- Collected material -
◆ ◆ ◆ ◆ ◆ ◆ ◆
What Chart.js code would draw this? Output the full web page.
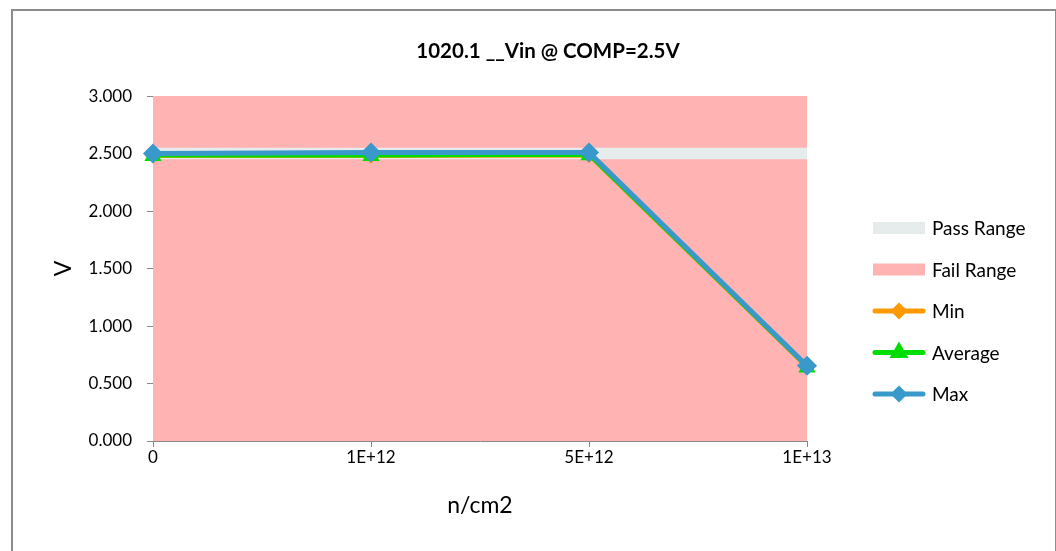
<!DOCTYPE html>
<html>
<head>
<meta charset="utf-8">
<script src="https://cdn.jsdelivr.net/npm/chart.js@4/dist/chart.umd.min.js"></script>
<style>
  html, body { margin: 0; padding: 0; background: #fff; overflow: hidden; }
  #wrap { position: relative; width: 1056px; height: 551px; }
  #frame { position: absolute; left: 11px; top: 9px; width: 1042px; height: 600px;
           border: 2px solid #8c8c8c; border-bottom: none; pointer-events: none; }
</style>
</head>
<body>
<div id="wrap">
  <canvas id="chart" width="1056" height="551"></canvas>
  <div id="frame"></div>
</div>
<script>
// chart values
const categories = ['0', '1E+12', '5E+12', '1E+13'];
const passLow = [2.45, 2.45, 2.45, 2.45];
const passHigh = [2.55, 2.55, 2.55, 2.55];
const failTop = [3, 3, 3, 3];
const minVals = [2.475, 2.475, 2.48, 0.635];
const avgVals = [2.48, 2.48, 2.485, 0.64];
const maxVals = [2.50, 2.51, 2.51, 0.655];

const FONT = 'Lato, "Open Sans", sans-serif';

// legend drawn to the right of the plot, Excel style
const sideLegend = {
    id: 'sideLegend',
    afterDraw(chart) {
        const ctx = chart.ctx;
        const x0 = 873, y0 = 228, step = 41.5, w = 52;
        const items = chart.data.datasets.filter(d => d.legend);
        ctx.save();
        items.forEach((ds, i) => {
            const y = y0 + i * step;
            if (ds.fill !== false) {
                ctx.fillStyle = ds.backgroundColor;
                ctx.fillRect(x0, y - 6, w, 12);
            } else {
                ctx.strokeStyle = ds.borderColor;
                ctx.lineWidth = 5;
                ctx.lineCap = 'round';
                ctx.beginPath();
                ctx.moveTo(x0 + 2, y);
                ctx.lineTo(x0 + w - 2, y);
                ctx.stroke();
                ctx.fillStyle = ds.pointBackgroundColor;
                ctx.strokeStyle = ds.pointBackgroundColor;
                Chart.helpers.drawPoint(ctx, {
                    pointStyle: ds.pointStyle, radius: ds.legendRadius, rotation: 0, borderWidth: 1
                }, x0 + w / 2, y);
            }
            ctx.fillStyle = '#000';
            ctx.font = '19px ' + FONT;
            ctx.textBaseline = 'middle';
            ctx.textAlign = 'left';
            ctx.fillText(ds.label, x0 + w + 7, y + 1);
        });
        ctx.restore();
    }
};

new Chart(document.getElementById('chart'), {
    type: 'line',
    data: {
        labels: categories,
        datasets: [
            {
                label: 'Pass Range', legend: true, data: passHigh, fill: 1,
                backgroundColor: '#e6ecec', borderWidth: 0, pointRadius: 0, order: 3
            },
            {
                label: '', data: passLow, fill: false,
                borderColor: 'rgba(0,0,0,0)', borderWidth: 0, pointRadius: 0, order: 3
            },
            {
                label: 'Fail Range', legend: true, data: failTop, fill: 'origin',
                backgroundColor: '#ffb3b3', borderWidth: 0, pointRadius: 0, order: 5
            },
            {
                label: 'Min', legend: true, data: minVals, fill: false,
                borderColor: '#ff9900', borderWidth: 3, pointStyle: 'rectRot',
                pointRadius: 5, legendRadius: 5, pointBackgroundColor: '#ff9900',
                pointBorderColor: '#ff9900', clip: false, order: 2
            },
            {
                label: 'Average', legend: true, data: avgVals, fill: false,
                borderColor: '#00dd00', borderWidth: 3, pointStyle: 'triangle',
                pointRadius: 7, legendRadius: 6, pointBackgroundColor: '#00dd00',
                pointBorderColor: '#00dd00', clip: false, order: 1
            },
            {
                label: 'Max', legend: true, data: maxVals, fill: false,
                borderColor: '#3a99cb', borderWidth: 5, pointStyle: 'rectRot',
                pointRadius: 6.5, legendRadius: 5, pointBackgroundColor: '#3a99cb',
                pointBorderColor: '#3a99cb', clip: false, order: 0
            }
        ]
    },
    options: {
        responsive: false,
        animation: false,
        layout: { padding: { left: 40, right: 0, top: 0, bottom: 0 } },
        plugins: {
            legend: { display: false },
            tooltip: { enabled: false },
            title: {
                display: true,
                text: '1020.1 __Vin @ COMP=2.5V',
                color: '#000',
                font: { family: FONT, size: 20.5, weight: 'bold' },
                padding: { top: 39.5, bottom: 32 }
            }
        },
        scales: {
            x: {
                offset: false,
                grid: { drawOnChartArea: false, color: '#888', tickLength: 6 },
                border: { color: '#888' },
                ticks: { color: '#000', font: { family: FONT, size: 17 }, padding: 0 },
                title: {
                    display: true, text: 'n/cm2', color: '#000',
                    font: { family: FONT, size: 23 }, padding: { top: 32, bottom: 32 }
                },
                afterFit(s) { s.height = 110; }
            },
            y: {
                min: 0, max: 3,
                grid: { drawOnChartArea: false, color: '#888', tickLength: 6 },
                border: { color: '#888' },
                ticks: {
                    stepSize: 0.5, color: '#000', padding: 15,
                    font: { family: FONT, size: 17 },
                    callback: v => v.toFixed(3)
                },
                title: {
                    display: true, text: 'V', color: '#000',
                    font: { family: FONT, size: 23 }, padding: { top: 10, bottom: 10 }
                },
                afterFit(s) { s.width = 113; }
            },
            // empty space on the right that holds the legend
            side: {
                type: 'linear', position: 'right', display: true,
                ticks: { display: false }, grid: { display: false },
                border: { display: false },
                afterFit(s) { s.width = 249; }
            }
        }
    },
    plugins: [sideLegend]
});
</script>
</body>
</html>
◆ ◆ ◆ ◆ ◆ ◆ ◆
- Aim of the task -
Repeat the material exactly as it reads, without any of its pictures.

- Result for this task -
What Chart.js code would draw this? Output the full web page.
<!DOCTYPE html>
<html>
<head>
<meta charset="utf-8">
<script src="https://cdn.jsdelivr.net/npm/chart.js@4/dist/chart.umd.min.js"></script>
<style>
  html, body { margin: 0; padding: 0; background: #fff; overflow: hidden; }
  #wrap { position: relative; width: 1056px; height: 551px; }
  #frame { position: absolute; left: 11px; top: 9px; width: 1042px; height: 600px;
           border: 2px solid #8c8c8c; border-bottom: none; pointer-events: none; }
</style>
</head>
<body>
<div id="wrap">
  <canvas id="chart" width="1056" height="551"></canvas>
  <div id="frame"></div>
</div>
<script>
// chart values
const categories = ['0', '1E+12', '5E+12', '1E+13'];
const passLow = [2.45, 2.45, 2.45, 2.45];
const passHigh = [2.55, 2.55, 2.55, 2.55];
const failTop = [3, 3, 3, 3];
const minVals = [2.475, 2.475, 2.48, 0.635];
const avgVals = [2.48, 2.48, 2.485, 0.64];
const maxVals = [2.50, 2.51, 2.51, 0.655];

const FONT = 'Lato, "Open Sans", sans-serif';

// legend drawn to the right of the plot, Excel style
const sideLegend = {
    id: 'sideLegend',
    afterDraw(chart) {
        const ctx = chart.ctx;
        const x0 = 873, y0 = 228, step = 41.5, w = 52;
        const items = chart.data.datasets.filter(d => d.legend);
        ctx.save();
        items.forEach((ds, i) => {
            const y = y0 + i * step;
            if (ds.fill !== false) {
                ctx.fillStyle = ds.backgroundColor;
                ctx.fillRect(x0, y - 6, w, 12);
            } else {
                ctx.strokeStyle = ds.borderColor;
                ctx.lineWidth = 5;
                ctx.lineCap = 'round';
                ctx.beginPath();
                ctx.moveTo(x0 + 2, y);
                ctx.lineTo(x0 + w - 2, y);
                ctx.stroke();
                ctx.fillStyle = ds.pointBackgroundColor;
                ctx.strokeStyle = ds.pointBackgroundColor;
                Chart.helpers.drawPoint(ctx, {
                    pointStyle: ds.pointStyle, radius: ds.legendRadius, rotation: 0, borderWidth: 1
                }, x0 + w / 2, y);
            }
            ctx.fillStyle = '#000';
            ctx.font = '19px ' + FONT;
            ctx.textBaseline = 'middle';
            ctx.textAlign = 'left';
            ctx.fillText(ds.label, x0 + w + 7, y + 1);
        });
        ctx.restore();
    }
};

new Chart(document.getElementById('chart'), {
    type: 'line',
    data: {
        labels: categories,
        datasets: [
            {
                label: 'Pass Range', legend: true, data: passHigh, fill: 1,
                backgroundColor: '#e6ecec', borderWidth: 0, pointRadius: 0, order: 3
            },
            {
                label: '', data: passLow, fill: false,
                borderColor: 'rgba(0,0,0,0)', borderWidth: 0, pointRadius: 0, order: 3
            },
            {
                label: 'Fail Range', legend: true, data: failTop, fill: 'origin',
                backgroundColor: '#ffb3b3', borderWidth: 0, pointRadius: 0, order: 5
            },
            {
                label: 'Min', legend: true, data: minVals, fill: false,
                borderColor: '#ff9900', borderWidth: 3, pointStyle: 'rectRot',
                pointRadius: 5, legendRadius: 5, pointBackgroundColor: '#ff9900',
                pointBorderColor: '#ff9900', clip: false, order: 2
            },
            {
                label: 'Average', legend: true, data: avgVals, fill: false,
                borderColor: '#00dd00', borderWidth: 3, pointStyle: 'triangle',
                pointRadius: 7, legendRadius: 6, pointBackgroundColor: '#00dd00',
                pointBorderColor: '#00dd00', clip: false, order: 1
            },
            {
                label: 'Max', legend: true, data: maxVals, fill: false,
                borderColor: '#3a99cb', borderWidth: 5, pointStyle: 'rectRot',
                pointRadius: 6.5, legendRadius: 5, pointBackgroundColor: '#3a99cb',
                pointBorderColor: '#3a99cb', clip: false, order: 0
            }
        ]
    },
    options: {
        responsive: false,
        animation: false,
        layout: { padding: { left: 40, right: 0, top: 0, bottom: 0 } },
        plugins: {
            legend: { display: false },
            tooltip: { enabled: false },
            title: {
                display: true,
                text: '1020.1 __Vin @ COMP=2.5V',
                color: '#000',
                font: { family: FONT, size: 20.5, weight: 'bold' },
                padding: { top: 39.5, bottom: 32 }
            }
        },
        scales: {
            x: {
                offset: false,
                grid: { drawOnChartArea: false, color: '#888', tickLength: 6 },
                border: { color: '#888' },
                ticks: { color: '#000', font: { family: FONT, size: 17 }, padding: 0 },
                title: {
                    display: true, text: 'n/cm2', color: '#000',
                    font: { family: FONT, size: 23 }, padding: { top: 32, bottom: 32 }
                },
                afterFit(s) { s.height = 110; }
            },
            y: {
                min: 0, max: 3,
                grid: { drawOnChartArea: false, color: '#888', tickLength: 6 },
                border: { color: '#888' },
                ticks: {
                    stepSize: 0.5, color: '#000', padding: 15,
                    font: { family: FONT, size: 17 },
                    callback: v => v.toFixed(3)
                },
                title: {
                    display: true, text: 'V', color: '#000',
                    font: { family: FONT, size: 23 }, padding: { top: 10, bottom: 10 }
                },
                afterFit(s) { s.width = 113; }
            },
            // empty space on the right that holds the legend
            side: {
                type: 'linear', position: 'right', display: true,
                ticks: { display: false }, grid: { display: false },
                border: { display: false },
                afterFit(s) { s.width = 249; }
            }
        }
    },
    plugins: [sideLegend]
});
</script>
</body>
</html>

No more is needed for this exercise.